PHOTO
Dopo il piccolo aumento del mese scorso, l’occupazione a dicembre 2021 resta ferma (+1,4 mila occupati) e il dato totale si attesta sotto i 23 milioni di occupati. Si conferma dunque la tendenza, verificata nel corso di tutto l’anno, di una crescita occupazionale molto più bassa di quella del Pil. Se su base annua, il Pil cresce del +6,5%, l’occupazione molto meno e anche nell’ultimo trimestre, ad una crescita del Pil del +0,6%, la crescita dell’occupazione si ferma ad un +0,3%.
Una ripresa con poco lavoro dunque, e in più con occupazione precaria e con una crescita salariale inferiore a quella dell’inflazione. I dati Istat confermano che, qualunque sia il riferimento temporale della comparazione, la qualità della nuova occupazione è precaria. A dicembre i dipendenti a termine sono 3.077.000, in continua crescita durante tutto il 2021.
Nell’ultimo mese, calano i dipendenti permanenti (-7 mila) e crescono solo i tempi determinati (+59 mila). Continua il calo degli indipendenti (-51 mila), ormai stabilmente sotto la soglia dei 5 milioni.
Anche il riferimento trimestrale (luglio-settembre 2021/ottobre-dicembre 2021) vede un aumento molto basso di occupati (+70 mila) composto anche in questo caso prevalentemente da occupati a termine con una crescita di +92 mila unità e un calo sia dei permanenti (-17 mila) che degli indipendenti (-5 mila). Infine, su base annua (dicembre 2020-dicembre 2021), l’aumento dell’occupazione dipendente è per il 73,5% a termine.
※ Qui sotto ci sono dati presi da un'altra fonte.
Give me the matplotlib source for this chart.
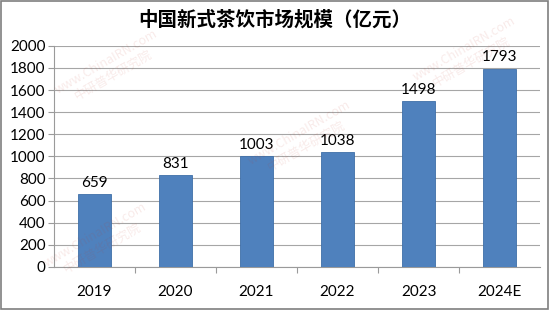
import matplotlib.pyplot as plt
from matplotlib.patches import Rectangle

plt.rcParams['font.family'] = ['Lato', 'Noto Sans CJK SC', 'DejaVu Sans']

years = ['2019', '2020', '2021', '2022', '2023', '2024E']
values = [659, 831, 1003, 1038, 1498, 1793]
yticks = [0, 200, 400, 600, 800, 1000, 1200, 1400, 1600, 1800, 2000]
title = '中国新式茶饮市场规模（亿元）'

fig = plt.figure(figsize=(5.5, 3.1), dpi=100)
ax = fig.add_axes([0.098, 0.139, 0.884, 0.713])

x = range(len(years))
ax.bar(x, values, width=0.4, color='#4F81BD', edgecolor='#3F6FA8', linewidth=0.6, zorder=3)
for i, v in enumerate(values):
    ax.text(i, v + 40, str(v), ha='center', va='bottom', fontsize=11, color='black')

ax.set_xlim(-0.5, len(years) - 0.5)
ax.set_ylim(0, 2000)
ax.set_yticks(yticks)
ax.set_xticks(list(x))
ax.set_xticklabels(years)
ax.set_xticks([i + 0.5 for i in range(len(years) - 1)], minor=True)
ax.tick_params(axis='x', which='major', length=0, pad=13, labelsize=11)
ax.tick_params(axis='x', which='minor', length=4, color='#9a9a9a', width=0.8)
ax.tick_params(axis='y', length=4, color='#9a9a9a', width=0.8, labelsize=11, pad=2)
ax.grid(axis='y', color='#a6a6a6', linewidth=0.8, zorder=0)
for side in ['top', 'right']:
    ax.spines[side].set_visible(False)
ax.spines['left'].set_color('#9a9a9a')
ax.spines['bottom'].set_color('#9a9a9a')

fig.text(0.5, 0.935, title, ha='center', va='center', fontsize=14, weight='bold',
         family=['Noto Sans CJK SC', 'DejaVu Sans'])

# faint watermark
for (wx, wy) in [(0.2, 0.78), (0.55, 0.55), (0.85, 0.82), (0.18, 0.22)]:
    fig.text(wx, wy, 'www.ChinaIRN.com\n中研普华研究院', ha='center', va='center',
             rotation=30, fontsize=9, color='#c0392b', alpha=0.1,
             family=['Noto Sans CJK SC', 'DejaVu Sans'])

fig.patches.append(Rectangle((0.002, 0.003), 0.995, 0.993, transform=fig.transFigure,
                             fill=False, edgecolor='#7f7f7f', linewidth=1.2))

fig.savefig('out.png', dpi=100)
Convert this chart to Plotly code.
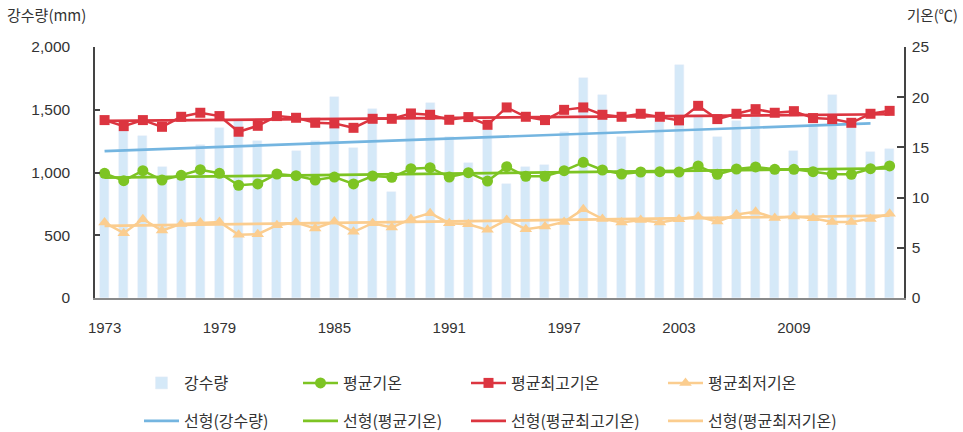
import plotly.graph_objects as go

years = list(range(1973, 2015))
precip = [970, 1332, 1290, 1044, 980, 1219, 1354, 1417, 1250, 980,
          1171, 1250, 1600, 1195, 1505, 845, 1450, 1553, 1282, 1076,
          1337, 909, 1044, 1060, 1322, 1751, 1617, 1282, 1000, 1404,
          1855, 1460, 1285, 1412, 1440, 1020, 1171, 1390, 1617, 1360,
          1163, 1187]
t_avg = [12.42, 11.69, 12.68, 11.75, 12.22, 12.78, 12.42, 11.23, 11.36, 12.35,
         12.18, 11.75, 12.05, 11.36, 12.15, 12.02, 12.88, 12.98, 12.05, 12.48,
         11.65, 13.08, 12.12, 12.12, 12.68, 13.51, 12.75, 12.35, 12.55, 12.58,
         12.55, 13.15, 12.32, 12.85, 13.05, 12.82, 12.82, 12.58, 12.32, 12.32,
         12.88, 13.15]
t_max = [17.72, 17.12, 17.72, 17.05, 18.05, 18.45, 18.12, 16.56, 17.15, 18.12,
         17.95, 17.45, 17.39, 16.95, 17.85, 17.85, 18.38, 18.25, 17.75, 18.02,
         17.25, 18.98, 18.05, 17.72, 18.74, 18.98, 18.25, 18.05, 18.35, 18.05,
         17.69, 19.14, 17.82, 18.35, 18.81, 18.45, 18.61, 17.92, 17.82, 17.45,
         18.35, 18.64]
t_min = [7.51, 6.46, 7.85, 6.72, 7.38, 7.51, 7.58, 6.29, 6.36, 7.25,
         7.51, 6.92, 7.61, 6.59, 7.45, 7.02, 7.88, 8.45, 7.45, 7.35,
         6.79, 7.78, 6.86, 7.12, 7.58, 8.84, 7.88, 7.51, 7.78, 7.51,
         7.85, 8.11, 7.61, 8.31, 8.58, 7.98, 8.11, 7.95, 7.58, 7.58,
         7.88, 8.38]

# Linear trend endpoints
trend_years_precip = [1973, 2013]
trend_precip = [1171, 1391]
trend_years_temp = [1973, 2014]
trend_avg = [11.98, 12.92]
trend_max = [17.65, 18.30]
trend_min = [7.18, 8.21]

tick_years = [1973, 1979, 1985, 1991, 1997, 2003, 2009]

C_BAR = "#d5e9f8"
C_BLUE = "#74b5e0"
C_GREEN = "#7dc423"
C_RED = "#dc3540"
C_ORANGE = "#fbcd8f"

FONT_KR = "Noto Sans CJK KR"

fig = go.Figure()

fig.add_trace(go.Bar(x=years, y=precip, name="강수량", marker_color=C_BAR,
                     width=0.47, legend="legend"))

# trend lines
fig.add_trace(go.Scatter(x=trend_years_precip, y=trend_precip, mode="lines",
                         name="선형(강수량)", line=dict(color=C_BLUE, width=2.7),
                         legend="legend5"))
fig.add_trace(go.Scatter(x=trend_years_temp, y=trend_avg, mode="lines", yaxis="y2",
                         name="선형(평균기온)", line=dict(color=C_GREEN, width=2.7),
                         legend="legend6"))
fig.add_trace(go.Scatter(x=trend_years_temp, y=trend_max, mode="lines", yaxis="y2",
                         name="선형(평균최고기온)", line=dict(color=C_RED, width=2.7),
                         legend="legend7"))
fig.add_trace(go.Scatter(x=trend_years_temp, y=trend_min, mode="lines", yaxis="y2",
                         name="선형(평균최저기온)", line=dict(color=C_ORANGE, width=2.7),
                         legend="legend8"))

# data lines
fig.add_trace(go.Scatter(x=years, y=t_avg, mode="lines+markers", yaxis="y2",
                         name="평균기온", line=dict(color=C_GREEN, width=2.5),
                         marker=dict(symbol="circle", size=11, color=C_GREEN),
                         legend="legend2"))
fig.add_trace(go.Scatter(x=years, y=t_max, mode="lines+markers", yaxis="y2",
                         name="평균최고기온", line=dict(color=C_RED, width=2.5),
                         marker=dict(symbol="square", size=10, color=C_RED),
                         legend="legend3"))
fig.add_trace(go.Scatter(x=years, y=t_min, mode="lines+markers", yaxis="y2",
                         name="평균최저기온", line=dict(color=C_ORANGE, width=2.5),
                         marker=dict(symbol="triangle-up", size=11, color=C_ORANGE),
                         legend="legend4"))

L, R, T, B = 95, 59, 47, 134
W, H = 963, 432
pw = W - L - R
ph = H - T - B


def px_x(px):
    return (px - L) / pw


def px_y(py):
    return (H - B - py) / ph


legend_font = dict(family=FONT_KR, size=16, color="#333333")
col_text = [184, 343, 511, 708]
row_y = [380, 418]
legend_names = ["legend", "legend2", "legend3", "legend4",
                "legend5", "legend6", "legend7", "legend8"]
legends = {}
for i, nm in enumerate(legend_names):
    r, c = divmod(i, 4)
    legends[nm] = dict(x=(col_text[c] - 45) / W, y=1 - (row_y[r] - 14) / H,
                       xanchor="left", yanchor="top", xref="container",
                       yref="container",
                       orientation="h", font=legend_font, bgcolor="rgba(0,0,0,0)",
                       itemwidth=35, borderwidth=0)

fig.update_layout(
    width=W, height=H,
    margin=dict(l=L, r=R, t=T, b=B, autoexpand=False),
    paper_bgcolor="white", plot_bgcolor="white",
    showlegend=True,
    bargap=0,
    font=dict(family="Liberation Sans, Arial, sans-serif", size=15, color="#333333"),
    xaxis=dict(range=[1972.5, 2014.75], tickvals=tick_years,
               ticktext=[str(y) for y in tick_years],
               showgrid=False, zeroline=False, showline=True, linecolor="#8a8a8a",
               linewidth=2, ticks="", ticklabelstandoff=15,
               tickfont=dict(size=15, color="#333333")),
    yaxis=dict(range=[0, 2000], dtick=500, tickformat=",", showgrid=False,
               zeroline=False, showline=True, linecolor="#444444", linewidth=1.5,
               ticks="inside", ticklen=5, tickcolor="#444444", tickwidth=1.5,
               ticklabelstandoff=20, tickfont=dict(size=15.5, color="#333333")),
    yaxis2=dict(range=[0, 25], dtick=5, overlaying="y", side="right",
                showgrid=False, zeroline=False, showline=True, linecolor="#444444",
                linewidth=1.5, ticks="inside", ticklen=7, tickcolor="#444444",
                tickwidth=1.5, ticklabelstandoff=3,
                tickfont=dict(size=15.5, color="#333333")),
    annotations=[
        dict(text="강수량(mm)", x=px_x(5), y=px_y(15), xref="paper", yref="paper",
             showarrow=False, xanchor="left", yanchor="middle",
             font=dict(family=FONT_KR, size=15, color="#333333")),
        dict(text="기온(℃)", x=px_x(960), y=px_y(15), xref="paper", yref="paper",
             showarrow=False, xanchor="right", yanchor="middle",
             font=dict(family=FONT_KR, size=14.5, color="#333333")),
    ],
    **legends,
)

fig.write_html(
    "out.html",
    config={"displayModeBar": False},
    post_script="document.body.style.margin='0';document.body.style.overflow='hidden';",
)
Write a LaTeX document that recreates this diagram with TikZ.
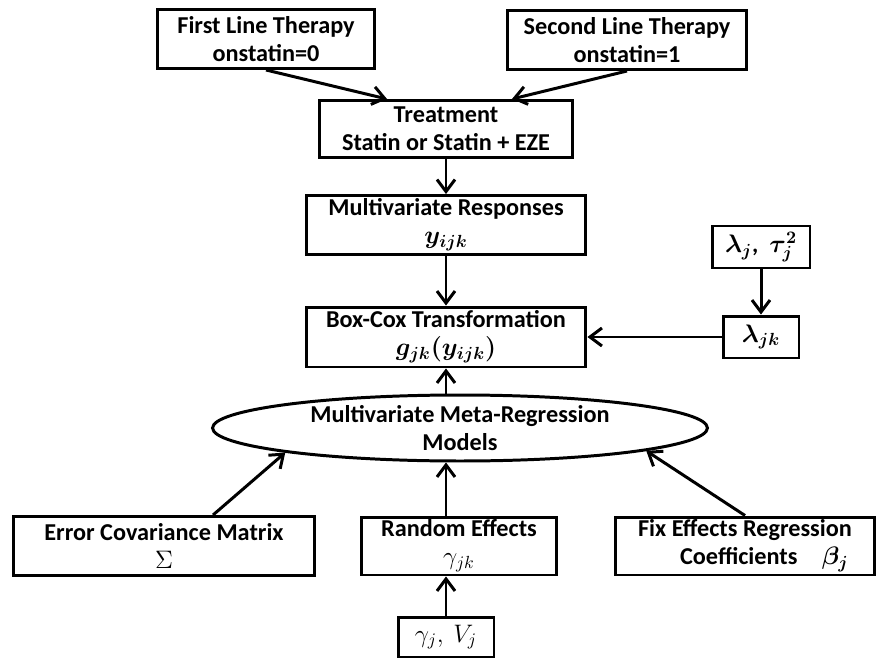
\documentclass[tikz,border=0pt]{standalone}
\usepackage{fontspec}
\setmainfont{Carlito}
\usepackage{bm}
\usetikzlibrary{arrows.meta,shapes.geometric}

\begin{document}
\begin{tikzpicture}[x=0.02cm,y=-0.02cm,>={Straight Barb[length=2.4mm,width=3.6mm]},line width=1.7pt,
  box/.style={draw,rectangle,align=center,inner sep=1pt,font=\fontsize{13.8}{16}\selectfont\bfseries},
  oval/.style={draw,ellipse,align=center,inner sep=0pt,font=\fontsize{13.8}{16}\selectfont\bfseries}]

\useasboundingbox (0,0) rectangle (876,659);

\node[box,minimum width=4.36cm,minimum height=1.18cm] (first) at (266,39) {First Line Therapy\\onstatin=0};
\node[box,minimum width=4.8cm,minimum height=1.18cm] (second) at (627,40) {Second Line Therapy\\onstatin=1};
\node[box,minimum width=5.06cm,minimum height=1.14cm] (treat) at (446,129) {Treatment\\Statin or Statin + EZE};
\node[box,minimum width=5.6cm,minimum height=1.18cm] (mr) at (446,225) {Multivariate Responses\\$\bm{y_{ijk}}$};
\node[box,minimum width=5.6cm,minimum height=1.2cm] (bc) at (446,337) {Box-Cox Transformation\\$\bm{g_{jk}(y_{ijk})}$};
\node[box,minimum width=1.96cm,minimum height=0.84cm] (lt) at (761,247) {$\bm{\lambda_j}$,\ \ $\bm{\tau_j^2}$};
\node[box,minimum width=1.52cm,minimum height=0.84cm] (ljk) at (761,337) {$\bm{\lambda_{jk}}$};
\node[oval,minimum width=9.9cm,minimum height=1.32cm] (ell) at (460,428) {Multivariate Meta-Regression\\Models};
\node[box,minimum width=6.04cm,minimum height=1.18cm] (err) at (164,546) {Error Covariance Matrix\\$\Sigma$};
\node[box,minimum width=3.9cm,minimum height=1.16cm] (re) at (459,546) {Random Effects\\$\gamma_{jk}$};
\node[box,minimum width=5.2cm,minimum height=1.16cm] (fix) at (745,546) {Fix Effects Regression\\\hspace{1.6em}Coefficients\quad$\bm{\beta_j}$};
\node[box,minimum width=1.92cm,minimum height=0.8cm] (gv) at (446,637) {$\gamma_j,\ V_j$};

\draw[->] (first.south) -- ([xshift=1.38cm]treat.north west);
\draw[->] (second.south) -- ([xshift=-1.24cm]treat.north east);
\draw[->] (treat) -- (mr);
\draw[->] (mr) -- (bc);
\draw[->] (lt) -- (ljk);
\draw[->] (ljk) -- (bc);
\draw[->] (bc.south |- ell.north) -- (bc.south);
\draw[->] ([xshift=0.98cm]err.north) -- (ell.188);
\draw[->] (fix.north) -- (ell.353);
\draw[->] (gv.north |- re.north) -- (gv.north |- ell.south);
\draw[->] (gv) -- (gv |- re.south);

\end{tikzpicture}
\end{document}
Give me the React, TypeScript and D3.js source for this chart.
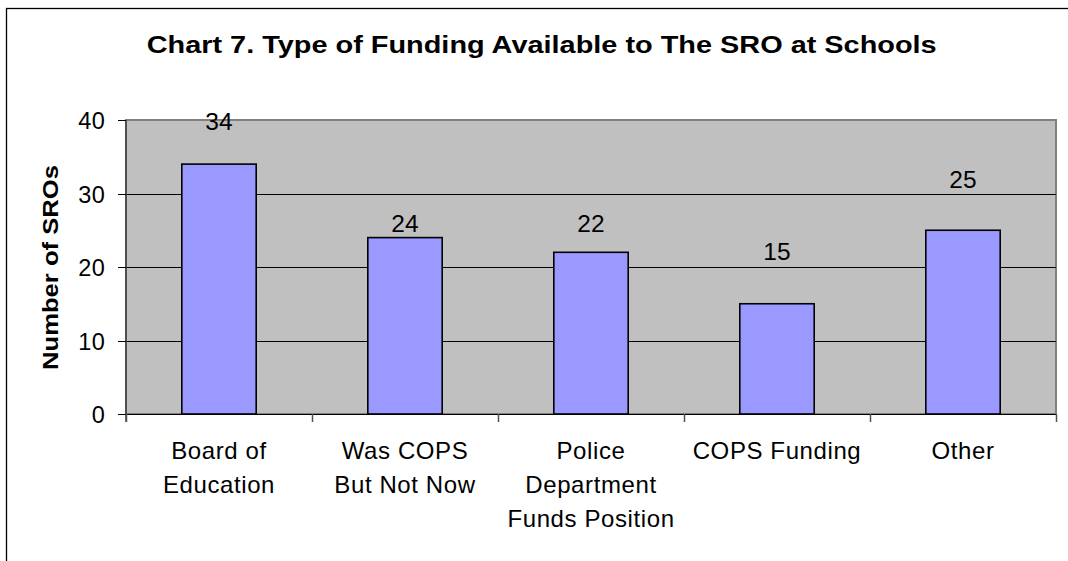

Rispetto a febbraio 2020 (pre-pandemico), il numero di occupati è ancora inferiore di -286 mila unità.
Molti altri dati sono desumibili dal rapporto Istat. Ad esempio, nonostante una crescita numerica, il tasso di occupazione delle donne resta ancora molto basso (50,5%), inferiore di 17,1 punti percentuali rispetto agli uomini; il numero di inattivi resta di 13 milioni di persone e con un’incidenza che è la più alta dell’Unione Europea; gli occupati di età 35-49 anni è l’unica che rimane agli stessi livelli di dicembre 2020.
In sintesi, quello che appare evidente, contrariamente a molte affermazioni dei mesi scorsi, è che non solo l’aumento dell’occupazione è insufficiente, ma che la precarietà è la scelta quasi assoluta delle imprese. Una situazione insostenibile e non accettabile. È quindi necessario ed estremamente urgente, decidere che le scelte, almeno per quanto riguarda l’utilizzo degli investimenti pubblici, siano orientate a invertire questa tendenza. Per discutere di qualità dello sviluppo anche il tema della giustizia e della compatibilità sociale è fondamentale. Il lavoro e la sua qualità ne sono un elemento essenziale: un salario e un lavoro dignitoso sono una cartina di tornasole fondamentale della qualità dello sviluppo e anche un elemento essenziale per la sua durata futura.